## start

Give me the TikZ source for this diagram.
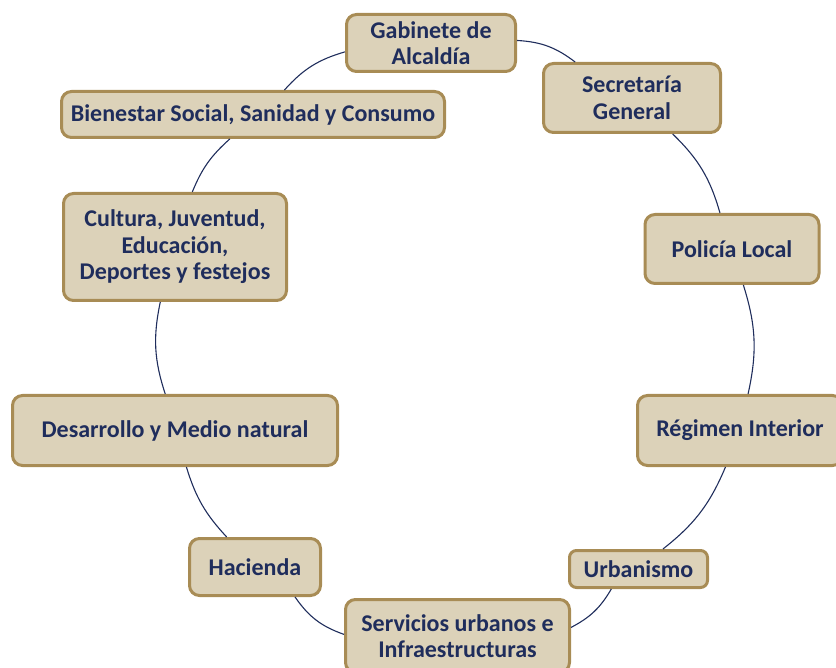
\documentclass[tikz,border=0pt]{standalone}
\usepackage{fontspec}
\setmainfont{Carlito}
\definecolor{boxfill}{RGB}{220,210,185}
\definecolor{boxline}{RGB}{168,140,85}
\definecolor{navy}{RGB}{31,45,92}
\tikzset{
  unit/.style={draw=boxline, line width=3pt, fill=boxfill, rounded corners=10pt,
    align=center, text=navy, inner sep=2pt,
    font=\fontsize{24}{26.5}\selectfont\bfseries},
  ring/.style={draw=navy, line width=1.1pt}
}
\begin{document}
\begin{tikzpicture}[x=1pt,y=-1pt]
  \useasboundingbox (0,0) rectangle (836,668);
  \clip (0,0) rectangle (836,668);

  \node[unit, minimum width=169pt, minimum height=57pt] (gab) at (431,43) {Gabinete de\\Alcaldía};
  \node[unit, minimum width=177pt, minimum height=69pt] (sec) at (632,98) {Secretaría\\General};
  \node[unit, minimum width=174pt, minimum height=69pt] (pol) at (732,249) {Policía Local};
  \node[unit, minimum width=205pt, minimum height=70pt] (reg) at (740,430.5) {Régimen Interior};
  \node[unit, minimum width=138pt, minimum height=37pt, rounded corners=7pt] (urb) at (638.5,569) {Urbanismo};
  \node[unit, minimum width=224pt, minimum height=73pt] (serv) at (457.5,636) {Servicios urbanos e\\Infraestructuras};
  \node[unit, minimum width=131pt, minimum height=57pt] (hac) at (255,567) {Hacienda};
  \node[unit, minimum width=325pt, minimum height=70pt] (des) at (175,430.5) {Desarrollo y Medio natural};
  \node[unit, minimum width=223pt, minimum height=107pt] (cul) at (175,247) {Cultura, Juventud,\\Educación,\\Deportes y festejos};
  \node[unit, minimum width=383pt, minimum height=46pt] (bien) at (253,114.5) {Bienestar Social, Sanidad y Consumo};

  \draw[ring] (gab) to[bend left=17] (sec);
  \draw[ring] (sec) to[bend left=15] (pol);
  \draw[ring] (pol) to[bend left=15] (reg);
  \draw[ring] (reg) to[bend left=14.5] (urb);
  \draw[ring] (urb) to[bend left=16] (serv);
  \draw[ring] (serv) to[bend left=18] (hac);
  \draw[ring] (hac) to[bend left=13] (des);
  \draw[ring] (des) to[bend left=15] (cul);
  \draw[ring] (cul) to[bend left=13] (bien);
  \draw[ring] (bien) to[bend left=16] (gab);
\end{tikzpicture}
\end{document}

## end

Transcribe the whole listing exactly. Pictures stay out of your copy.

Give me the TikZ source for this diagram.
\documentclass[tikz,border=0pt]{standalone}
\usepackage{fontspec}
\setmainfont{Carlito}
\definecolor{boxfill}{RGB}{220,210,185}
\definecolor{boxline}{RGB}{168,140,85}
\definecolor{navy}{RGB}{31,45,92}
\tikzset{
  unit/.style={draw=boxline, line width=3pt, fill=boxfill, rounded corners=10pt,
    align=center, text=navy, inner sep=2pt,
    font=\fontsize{24}{26.5}\selectfont\bfseries},
  ring/.style={draw=navy, line width=1.1pt}
}
\begin{document}
\begin{tikzpicture}[x=1pt,y=-1pt]
  \useasboundingbox (0,0) rectangle (836,668);
  \clip (0,0) rectangle (836,668);

  \node[unit, minimum width=169pt, minimum height=57pt] (gab) at (431,43) {Gabinete de\\Alcaldía};
  \node[unit, minimum width=177pt, minimum height=69pt] (sec) at (632,98) {Secretaría\\General};
  \node[unit, minimum width=174pt, minimum height=69pt] (pol) at (732,249) {Policía Local};
  \node[unit, minimum width=205pt, minimum height=70pt] (reg) at (740,430.5) {Régimen Interior};
  \node[unit, minimum width=138pt, minimum height=37pt, rounded corners=7pt] (urb) at (638.5,569) {Urbanismo};
  \node[unit, minimum width=224pt, minimum height=73pt] (serv) at (457.5,636) {Servicios urbanos e\\Infraestructuras};
  \node[unit, minimum width=131pt, minimum height=57pt] (hac) at (255,567) {Hacienda};
  \node[unit, minimum width=325pt, minimum height=70pt] (des) at (175,430.5) {Desarrollo y Medio natural};
  \node[unit, minimum width=223pt, minimum height=107pt] (cul) at (175,247) {Cultura, Juventud,\\Educación,\\Deportes y festejos};
  \node[unit, minimum width=383pt, minimum height=46pt] (bien) at (253,114.5) {Bienestar Social, Sanidad y Consumo};

  \draw[ring] (gab) to[bend left=17] (sec);
  \draw[ring] (sec) to[bend left=15] (pol);
  \draw[ring] (pol) to[bend left=15] (reg);
  \draw[ring] (reg) to[bend left=14.5] (urb);
  \draw[ring] (urb) to[bend left=16] (serv);
  \draw[ring] (serv) to[bend left=18] (hac);
  \draw[ring] (hac) to[bend left=13] (des);
  \draw[ring] (des) to[bend left=15] (cul);
  \draw[ring] (cul) to[bend left=13] (bien);
  \draw[ring] (bien) to[bend left=16] (gab);
\end{tikzpicture}
\end{document}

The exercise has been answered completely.